Council incompetence is to blame for the loss of a waterfront road to coastal erosion, residents of the Southland town of Colac Bay say.
Southland district councillors agreed this morning to delay permanently closing Colac Bay Foreshore Road for at least a month until they have had time for a site visit.
Residents have been calling on the council to go further, and commit to restoring and reopening the road for good.
The council has done emergency protection works but had to close the road in 2014 when the end of the rock works slumped and the middle of the road was claimed by the sea.
The road is now barricaded with concrete bollards.
"Council tried to put in a single lane, but unfortunately it did nothing about the tail end of the rock wall protection," resident Jeremy Carroll told RNZ today.
"This is where the wave energy has come in and eaten away at the tar seal" he said.
Other long stretches of the road were intact but covered with pebbles, covered by the encroaching beach.
The road's failure was caused by the council doing bad emergency rock works five years ago, but the road was not as bad as it looked and should be salvageable, Mr Carroll said.

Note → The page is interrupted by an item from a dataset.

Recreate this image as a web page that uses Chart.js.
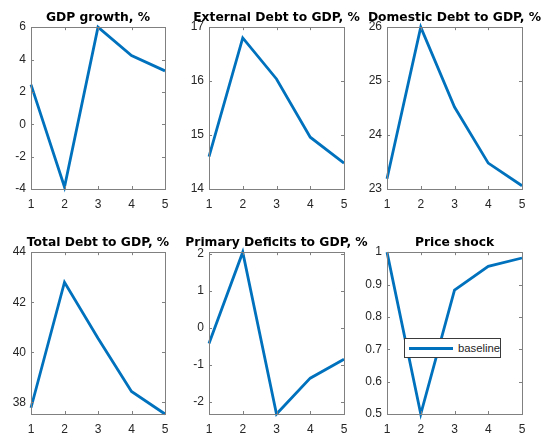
<!DOCTYPE html>
<html>
<head>
<meta charset="utf-8">
<script src="https://cdn.jsdelivr.net/npm/chart.js@4.4.1/dist/chart.umd.min.js"></script>
<style>
html, body { margin: 0; padding: 0; background: #fff; width: 542px; height: 433px; overflow: hidden; }
canvas { position: absolute; }
#legend {
    position: absolute; left: 404px; top: 338px; width: 95px; height: 18px;
    border: 1px solid #3a3a3a; background: #fff;
    font-family: 'Liberation Sans', Arial, sans-serif; font-size: 11.3px; color: #262626;
}
#legend .swatch { position: absolute; left: 4px; top: 8px; width: 44px; height: 3px; background: #0072BD; }
#legend .label { position: absolute; left: 53px; top: 2px; line-height: 14px; }
</style>
</head>
<body>
<div id="legend"><span class="swatch"></span><span class="label">baseline</span></div>
<script>
// horizon (x axis)
const periods = ['1', '2', '3', '4', '5'];

// series
const gdpGrowth     = [2.45, -3.88, 6.0, 4.25, 3.3];
const externalDebt  = [14.6, 16.8, 16.04, 14.96, 14.48];
const domesticDebt  = [23.19, 26.0, 24.52, 23.48, 23.06];
const totalDebt     = [37.79, 42.8, 40.56, 38.44, 37.54];
const primaryDef    = [-0.42, 2.05, -2.33, -1.36, -0.85];
const priceShock    = [1.0, 0.5, 0.883, 0.956, 0.982];

// y tick labels
const gdpTicks      = [-4, -2, 0, 2, 4, 6];
const externalTicks = [14, 15, 16, 17];
const domesticTicks = [23, 24, 25, 26];
const totalTicks    = [38, 40, 42, 44];
const primaryTicks  = [-2, -1, 0, 1, 2];
const priceTicks    = [0.5, 0.6, 0.7, 0.8, 0.9, 1];

const titles = ['GDP growth, %', 'External Debt to GDP, %', 'Domestic Debt to GDP, %',
                'Total Debt to GDP, %', 'Primary Deficits to GDP, %', 'Price shock'];

const panels = [
    { data: gdpGrowth,    ticks: gdpTicks,      min: -4,    max: 6,    col: 0, row: 0 },
    { data: externalDebt, ticks: externalTicks, min: 14,    max: 17,   col: 1, row: 0 },
    { data: domesticDebt, ticks: domesticTicks, min: 23,    max: 26,   col: 2, row: 0 },
    { data: totalDebt,    ticks: totalTicks,    min: 37.54, max: 44,   col: 0, row: 1 },
    { data: primaryDef,   ticks: primaryTicks,  min: -2.33, max: 2.05, col: 1, row: 1 },
    { data: priceShock,   ticks: priceTicks,    min: 0.5,   max: 1,    col: 2, row: 1 }
];

const colLeft = [31, 209, 387];
const colWidth = [134, 135, 135];
const rowTop = [0, 225];
const yAxisW = 31, xAxisH = 21, canvasH = 210;

Chart.defaults.font.family = "'Liberation Sans', Arial, sans-serif";
Chart.defaults.font.size = 12;
Chart.defaults.color = '#262626';

// MATLAB-like box with inward ticks on all four sides
const boxTicks = {
    id: 'boxTicks',
    afterDatasetsDraw(chart) {
        const { ctx, chartArea: a, scales } = chart;
        const len = 3;
        ctx.save();
        ctx.strokeStyle = '#808080';
        ctx.lineWidth = 1;
        ctx.beginPath();
        scales.x.ticks.forEach((t, i) => {
            const px = Math.round(scales.x.getPixelForTick(i)) + 0.5;
            ctx.moveTo(px, a.bottom); ctx.lineTo(px, a.bottom - len);
            ctx.moveTo(px, a.top); ctx.lineTo(px, a.top + len);
        });
        scales.y.ticks.forEach(t => {
            const py = Math.round(scales.y.getPixelForValue(t.value)) + 0.5;
            ctx.moveTo(a.left, py); ctx.lineTo(a.left + len, py);
            ctx.moveTo(a.right, py); ctx.lineTo(a.right - len, py);
        });
        ctx.stroke();
        ctx.strokeRect(Math.round(a.left) + 0.5, Math.round(a.top) + 0.5,
                       Math.round(a.right - a.left), Math.round(a.bottom - a.top));
        ctx.restore();
    }
};

panels.forEach((p, i) => {
    const cv = document.createElement('canvas');
    const w = yAxisW + colWidth[p.col] + yAxisW;
    cv.width = w;
    cv.height = canvasH;
    cv.style.left = (colLeft[p.col] - yAxisW) + 'px';
    cv.style.top = rowTop[p.row] + 'px';
    document.body.insertBefore(cv, document.getElementById('legend'));

    new Chart(cv.getContext('2d'), {
        type: 'line',
        data: {
            labels: periods,
            datasets: [{
                label: 'baseline',
                data: p.data,
                borderColor: '#0072BD',
                borderWidth: 2.8,
                pointRadius: 0,
                tension: 0,
                fill: false,
                clip: false
            }]
        },
        options: {
            responsive: false,
            animation: false,
            events: [],
            layout: { padding: 0 },
            plugins: {
                legend: { display: false },
                tooltip: { enabled: false },
                title: {
                    display: true,
                    text: titles[i],
                    color: '#000',
                    font: { family: "'DejaVu Sans', sans-serif", weight: 'bold', size: 12.3 },
                    padding: { top: 10, bottom: 2.4 }
                }
            },
            scales: {
                x: {
                    grid: { display: false, drawTicks: false },
                    border: { display: false },
                    ticks: { padding: 8, maxRotation: 0, autoSkip: false },
                    afterFit: s => { s.height = xAxisH; }
                },
                y: {
                    min: p.min,
                    max: p.max,
                    grid: { display: false, drawTicks: false },
                    border: { display: false },
                    ticks: { padding: 5, callback: v => String(+v.toFixed(2)) },
                    afterBuildTicks: s => { s.ticks = p.ticks.map(v => ({ value: v })); },
                    afterFit: s => { s.width = yAxisW; }
                },
                // empty right axis, keeps the plot centred under its title
                yRight: {
                    position: 'right',
                    min: p.min,
                    max: p.max,
                    grid: { display: false, drawTicks: false },
                    border: { display: false },
                    ticks: { display: false },
                    afterFit: s => { s.width = yAxisW; }
                }
            }
        },
        plugins: [boxTicks]
    });
});
</script>
</body>
</html>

Local farmer Alan McKay, who donated most of the rocks for the works from his farm, called it a debacle that was killing the town.
A local contractor was prepared to fix up the road when the problem was only 30m long, but now the whole lot was in trouble, Mr McKay said.
"I'm pretty pissed off about it because it's ruined a nice primo spot really," he said.
The road's closure has been terrible for the town, local Carole Elder said.
"This is the heart of Colac Bay," she said.
"It's a spiritual place, the start of the bay is right here. This is our road ... this our entry to our home town."
The entrance being blocked by concrete bollards was disheartening, she said.
These residents went this morning to the Southland council meeting and called for the councillors to reconsider the road's future.
The councillors agreed to hold off until they visit the site again and take more advice.
Southland mayor Gary Tong said he accepted not all the council's past efforts have worked, and it would be a hard decision.
Climate change would likely claim the road eventually, and the council did not easily have the estimated $800,000 to restore the road, Mr Tong said.
"I think you felt it there in the room that no-one wanted to resolve it right there, but we do need to make a decision at some stage," he said.
Colac Bay has about five weeks to convince councillors their road deserves another shot.